Wednesday, November 03, 2021

Blindness or Short-Sighted Caution: Memmi on the Jew-of-the-Right

 "How can a man be a Rightist when he is a Jew?," Albert Memmi asked in A Portrait of the Jew.

The alliance of Jewry with Right wing movements can never be anything but temporary . . . To preserve the existing order, the Right has to stiffen and emphasize differences while at the same time having no respect for what is different. To preserve itself as a privileged group, it must repulse, restrict and repress other groups. Now it may be that a Jew may desire the survival of a given social order in which, by chance, he is not too unhappy. But in addition, he wants the differences between himself and the non-Jews in that class to be forgotten or at least minimized. The Right, either openly or covertly, drives the Jew back to his Jewishness and can only condemn and burden his Jewishness. Not to speak of times of crisis when the Rightist doctrine, whipped to a frenzy, is driven to violent solutions, to the use of sentiments and methods that debase the lives of Jews (218-19).

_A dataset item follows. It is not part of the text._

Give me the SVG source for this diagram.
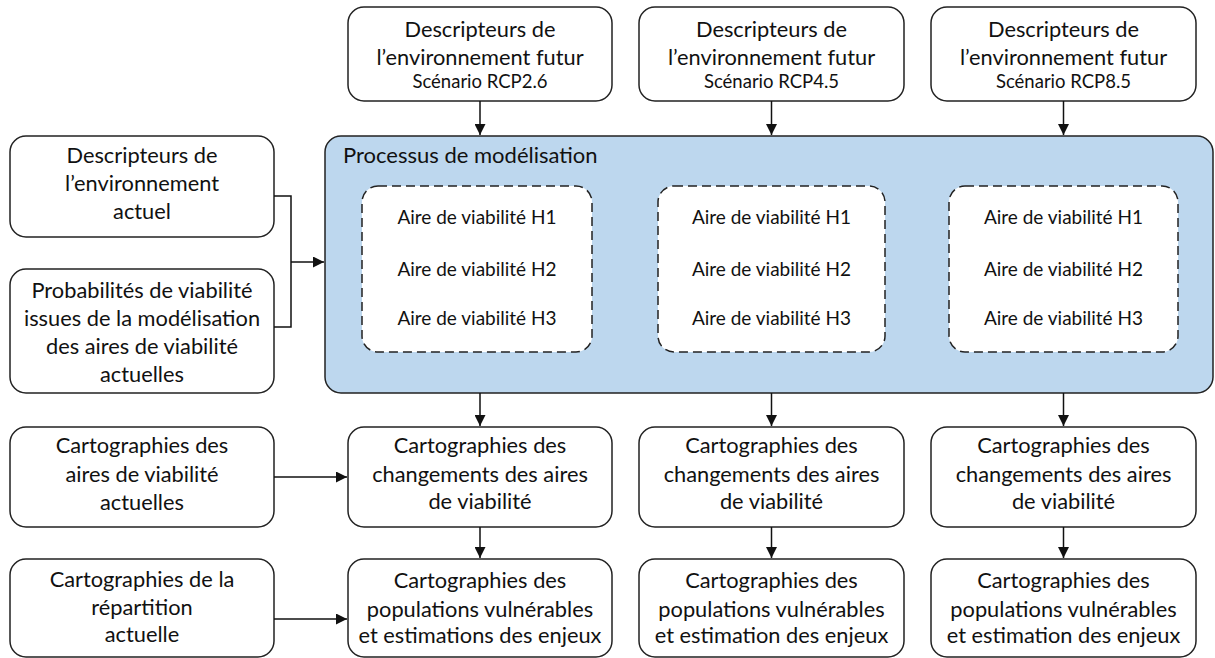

In his next book, The Liberation of the Jew, Memmi reiterated the point more bluntly: "[A] Jew is conservative only out of blindness of some short-sighted caution" (228). If you are a Jew and you find right-wing movements appealing, it's because you're not paying attention, or because you aren't looking more than six inches in front of your own feet. The end of the story is all too predictable, only an idiot could not see it coming. And this is an observation Memmi makes in the midst of a searing critique of the left and its treatment of the Jews. That critique notwithstanding, Memmi still wants to be crystal clear that the Jew-of-the-right is a fool.

Much has been made over the way in which the anti-CRT frenzy, first confined to local offices like school boards, may have accounted for major conservative victories in the elections yesterday. Juxtapose that account with this story, also from this week, about how that rhetoric is playing out in one such school board meeting in Arizona:

During the public comment portion of the meeting of the Chandler Unified School District board, a woman who identified herself as Melanie Rettler spoke for over a minute about critical race theory and vaccines — topics not listed on the meeting agenda but at the center of heated public debate nationwide.

Her comment crescendoed with an antisemitic claim drenched in the language of right-wing conspiracy theories.

“Every one of these things, the deep state, the cabal, the swamp, the elite — you can’t mention it, but I will — there is one race that owns all the pharmaceutical companies and these vaccines aren’t safe, they aren’t effective and they aren’t free,” Rettler said. “You know that you’re paying for it through the increase in gas prices, the increase in food prices — you’re paying for this and it’s being taken from your money and being given to these pharmaceutical companies and if you want to bring race into this: It’s the Jews.”

If you think for a second that this anti-CRT hysteria is even going to slow down, let alone reverse course, insofar as it predictably breeds rank hatred like this (not to mention both-sidesing the Holocaust, and banning books on the Holocaust, and blocking an antisemitism envoy for the crime of opposing antisemitism ...) you are out to lunch. Whatever faint concern some conservatives might have for Jews and Jewish safety won't even be a speed bump in their race to power by way of right-wing authoritarianism. To cozy up to this darkness out of blindness or short-sighted fear -- well, fortunately most Jews know better. But every group has its idiots and its fools, and I suppose we are no different.

1 comment:

DL said...

Memmi is such a challenge these days. He was also blunt on the topic of colonialism... what a challenge it is to consider that minorities had it better under colonialism than they did before it, or after it. Would we talk about it the same way if it was acknowledged that overthrowing one oppressor resulted in a worse one? And that you might be shunned from pleasant company if you say it out loud?

The Mizrahi experience disrupts all, so you may want to keep it buried... What would people think if they saw that today's calls for equity seem to be pulled verbatim in some cases from decolonial and Marxist arguments in the 1950s that Jews should be excluded from universities and entire classes of jobs in the name of, you guessed it, equity, in the newly independent North Africa? How to struggle with making that real experience fit with today's calls for justice? Especially when antisemites know they will be welcome by the left today, as they were in Memmi's era? Sources abound, but just try to mention them.